● **Brief**:
All the data should be repeated exactly. Any image in it is left out.

========

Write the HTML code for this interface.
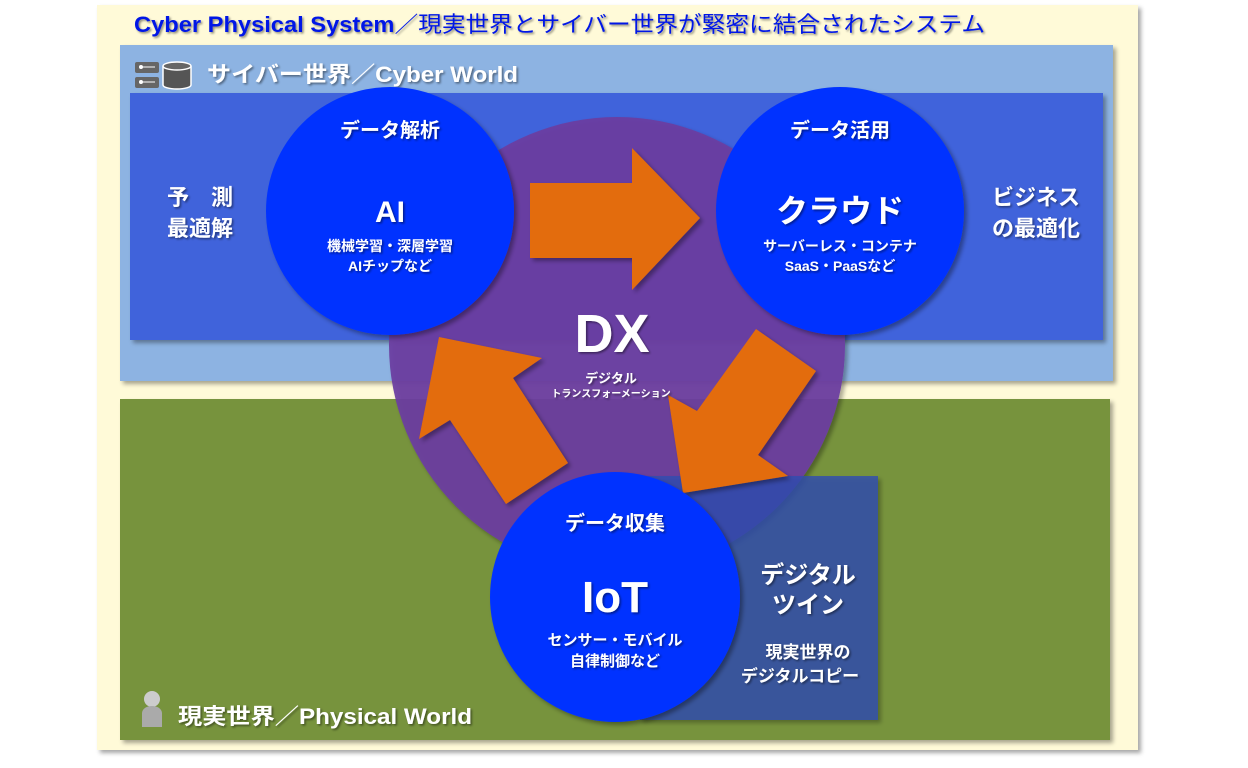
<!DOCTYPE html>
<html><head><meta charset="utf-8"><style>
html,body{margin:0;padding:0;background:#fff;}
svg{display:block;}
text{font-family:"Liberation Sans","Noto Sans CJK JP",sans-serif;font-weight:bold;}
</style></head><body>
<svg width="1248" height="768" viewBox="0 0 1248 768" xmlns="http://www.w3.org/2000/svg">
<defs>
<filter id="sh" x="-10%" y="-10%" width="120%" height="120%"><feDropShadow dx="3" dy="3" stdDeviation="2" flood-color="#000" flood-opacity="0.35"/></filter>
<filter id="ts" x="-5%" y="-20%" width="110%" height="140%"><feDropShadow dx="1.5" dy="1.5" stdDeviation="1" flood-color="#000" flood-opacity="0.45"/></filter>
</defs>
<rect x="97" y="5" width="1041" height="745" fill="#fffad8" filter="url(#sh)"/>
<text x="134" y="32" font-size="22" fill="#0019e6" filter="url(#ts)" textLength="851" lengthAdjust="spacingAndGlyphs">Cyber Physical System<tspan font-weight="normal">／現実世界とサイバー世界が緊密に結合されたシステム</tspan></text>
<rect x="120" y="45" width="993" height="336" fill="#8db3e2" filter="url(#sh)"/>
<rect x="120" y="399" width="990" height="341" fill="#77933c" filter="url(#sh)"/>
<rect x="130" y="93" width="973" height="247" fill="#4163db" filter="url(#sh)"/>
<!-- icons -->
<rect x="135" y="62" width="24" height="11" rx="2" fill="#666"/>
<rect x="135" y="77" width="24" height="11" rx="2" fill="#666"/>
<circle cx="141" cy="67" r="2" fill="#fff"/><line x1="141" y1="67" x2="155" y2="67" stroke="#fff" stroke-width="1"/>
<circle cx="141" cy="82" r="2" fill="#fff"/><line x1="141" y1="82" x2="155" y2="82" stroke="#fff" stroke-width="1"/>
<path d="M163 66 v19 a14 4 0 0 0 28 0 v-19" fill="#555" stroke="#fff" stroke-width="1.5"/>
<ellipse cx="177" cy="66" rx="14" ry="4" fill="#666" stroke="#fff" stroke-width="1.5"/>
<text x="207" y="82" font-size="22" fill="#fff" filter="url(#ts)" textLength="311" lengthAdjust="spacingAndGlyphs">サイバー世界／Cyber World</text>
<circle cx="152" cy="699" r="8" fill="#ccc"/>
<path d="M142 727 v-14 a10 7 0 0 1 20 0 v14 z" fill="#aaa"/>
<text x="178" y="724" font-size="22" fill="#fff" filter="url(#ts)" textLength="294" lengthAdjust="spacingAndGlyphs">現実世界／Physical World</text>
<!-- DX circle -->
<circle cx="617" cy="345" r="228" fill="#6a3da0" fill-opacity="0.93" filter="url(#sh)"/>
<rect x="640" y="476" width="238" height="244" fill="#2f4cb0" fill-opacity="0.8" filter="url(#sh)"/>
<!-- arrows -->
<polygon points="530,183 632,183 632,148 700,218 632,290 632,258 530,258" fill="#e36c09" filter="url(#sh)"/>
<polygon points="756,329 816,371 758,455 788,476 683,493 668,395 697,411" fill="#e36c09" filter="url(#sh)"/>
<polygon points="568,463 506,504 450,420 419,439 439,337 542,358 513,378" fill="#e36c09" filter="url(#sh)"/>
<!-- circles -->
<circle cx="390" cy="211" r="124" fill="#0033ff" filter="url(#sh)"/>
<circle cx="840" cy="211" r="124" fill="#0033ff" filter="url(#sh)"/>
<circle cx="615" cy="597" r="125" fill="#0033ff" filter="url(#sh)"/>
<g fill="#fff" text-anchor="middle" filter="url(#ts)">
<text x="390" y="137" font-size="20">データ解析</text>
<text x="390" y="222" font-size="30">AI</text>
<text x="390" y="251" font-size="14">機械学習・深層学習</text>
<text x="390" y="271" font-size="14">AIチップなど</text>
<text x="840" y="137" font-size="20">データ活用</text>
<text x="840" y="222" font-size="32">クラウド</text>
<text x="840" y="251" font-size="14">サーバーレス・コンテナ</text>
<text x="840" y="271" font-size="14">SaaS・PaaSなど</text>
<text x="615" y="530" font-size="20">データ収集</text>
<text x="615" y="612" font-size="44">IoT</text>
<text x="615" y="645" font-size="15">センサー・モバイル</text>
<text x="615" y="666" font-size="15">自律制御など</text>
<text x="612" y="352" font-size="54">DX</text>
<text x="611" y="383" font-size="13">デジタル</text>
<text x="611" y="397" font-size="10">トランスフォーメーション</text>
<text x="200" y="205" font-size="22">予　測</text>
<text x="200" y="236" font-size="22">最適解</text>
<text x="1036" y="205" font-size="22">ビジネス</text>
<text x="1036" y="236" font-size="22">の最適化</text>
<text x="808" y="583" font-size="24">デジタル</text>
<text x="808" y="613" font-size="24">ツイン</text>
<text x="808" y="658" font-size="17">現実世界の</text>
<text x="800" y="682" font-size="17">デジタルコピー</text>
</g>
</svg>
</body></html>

========

● **Answer below**:
Write the HTML code for this interface.
<!DOCTYPE html>
<html><head><meta charset="utf-8"><style>
html,body{margin:0;padding:0;background:#fff;}
svg{display:block;}
text{font-family:"Liberation Sans","Noto Sans CJK JP",sans-serif;font-weight:bold;}
</style></head><body>
<svg width="1248" height="768" viewBox="0 0 1248 768" xmlns="http://www.w3.org/2000/svg">
<defs>
<filter id="sh" x="-10%" y="-10%" width="120%" height="120%"><feDropShadow dx="3" dy="3" stdDeviation="2" flood-color="#000" flood-opacity="0.35"/></filter>
<filter id="ts" x="-5%" y="-20%" width="110%" height="140%"><feDropShadow dx="1.5" dy="1.5" stdDeviation="1" flood-color="#000" flood-opacity="0.45"/></filter>
</defs>
<rect x="97" y="5" width="1041" height="745" fill="#fffad8" filter="url(#sh)"/>
<text x="134" y="32" font-size="22" fill="#0019e6" filter="url(#ts)" textLength="851" lengthAdjust="spacingAndGlyphs">Cyber Physical System<tspan font-weight="normal">／現実世界とサイバー世界が緊密に結合されたシステム</tspan></text>
<rect x="120" y="45" width="993" height="336" fill="#8db3e2" filter="url(#sh)"/>
<rect x="120" y="399" width="990" height="341" fill="#77933c" filter="url(#sh)"/>
<rect x="130" y="93" width="973" height="247" fill="#4163db" filter="url(#sh)"/>
<!-- icons -->
<rect x="135" y="62" width="24" height="11" rx="2" fill="#666"/>
<rect x="135" y="77" width="24" height="11" rx="2" fill="#666"/>
<circle cx="141" cy="67" r="2" fill="#fff"/><line x1="141" y1="67" x2="155" y2="67" stroke="#fff" stroke-width="1"/>
<circle cx="141" cy="82" r="2" fill="#fff"/><line x1="141" y1="82" x2="155" y2="82" stroke="#fff" stroke-width="1"/>
<path d="M163 66 v19 a14 4 0 0 0 28 0 v-19" fill="#555" stroke="#fff" stroke-width="1.5"/>
<ellipse cx="177" cy="66" rx="14" ry="4" fill="#666" stroke="#fff" stroke-width="1.5"/>
<text x="207" y="82" font-size="22" fill="#fff" filter="url(#ts)" textLength="311" lengthAdjust="spacingAndGlyphs">サイバー世界／Cyber World</text>
<circle cx="152" cy="699" r="8" fill="#ccc"/>
<path d="M142 727 v-14 a10 7 0 0 1 20 0 v14 z" fill="#aaa"/>
<text x="178" y="724" font-size="22" fill="#fff" filter="url(#ts)" textLength="294" lengthAdjust="spacingAndGlyphs">現実世界／Physical World</text>
<!-- DX circle -->
<circle cx="617" cy="345" r="228" fill="#6a3da0" fill-opacity="0.93" filter="url(#sh)"/>
<rect x="640" y="476" width="238" height="244" fill="#2f4cb0" fill-opacity="0.8" filter="url(#sh)"/>
<!-- arrows -->
<polygon points="530,183 632,183 632,148 700,218 632,290 632,258 530,258" fill="#e36c09" filter="url(#sh)"/>
<polygon points="756,329 816,371 758,455 788,476 683,493 668,395 697,411" fill="#e36c09" filter="url(#sh)"/>
<polygon points="568,463 506,504 450,420 419,439 439,337 542,358 513,378" fill="#e36c09" filter="url(#sh)"/>
<!-- circles -->
<circle cx="390" cy="211" r="124" fill="#0033ff" filter="url(#sh)"/>
<circle cx="840" cy="211" r="124" fill="#0033ff" filter="url(#sh)"/>
<circle cx="615" cy="597" r="125" fill="#0033ff" filter="url(#sh)"/>
<g fill="#fff" text-anchor="middle" filter="url(#ts)">
<text x="390" y="137" font-size="20">データ解析</text>
<text x="390" y="222" font-size="30">AI</text>
<text x="390" y="251" font-size="14">機械学習・深層学習</text>
<text x="390" y="271" font-size="14">AIチップなど</text>
<text x="840" y="137" font-size="20">データ活用</text>
<text x="840" y="222" font-size="32">クラウド</text>
<text x="840" y="251" font-size="14">サーバーレス・コンテナ</text>
<text x="840" y="271" font-size="14">SaaS・PaaSなど</text>
<text x="615" y="530" font-size="20">データ収集</text>
<text x="615" y="612" font-size="44">IoT</text>
<text x="615" y="645" font-size="15">センサー・モバイル</text>
<text x="615" y="666" font-size="15">自律制御など</text>
<text x="612" y="352" font-size="54">DX</text>
<text x="611" y="383" font-size="13">デジタル</text>
<text x="611" y="397" font-size="10">トランスフォーメーション</text>
<text x="200" y="205" font-size="22">予　測</text>
<text x="200" y="236" font-size="22">最適解</text>
<text x="1036" y="205" font-size="22">ビジネス</text>
<text x="1036" y="236" font-size="22">の最適化</text>
<text x="808" y="583" font-size="24">デジタル</text>
<text x="808" y="613" font-size="24">ツイン</text>
<text x="808" y="658" font-size="17">現実世界の</text>
<text x="800" y="682" font-size="17">デジタルコピー</text>
</g>
</svg>
</body></html>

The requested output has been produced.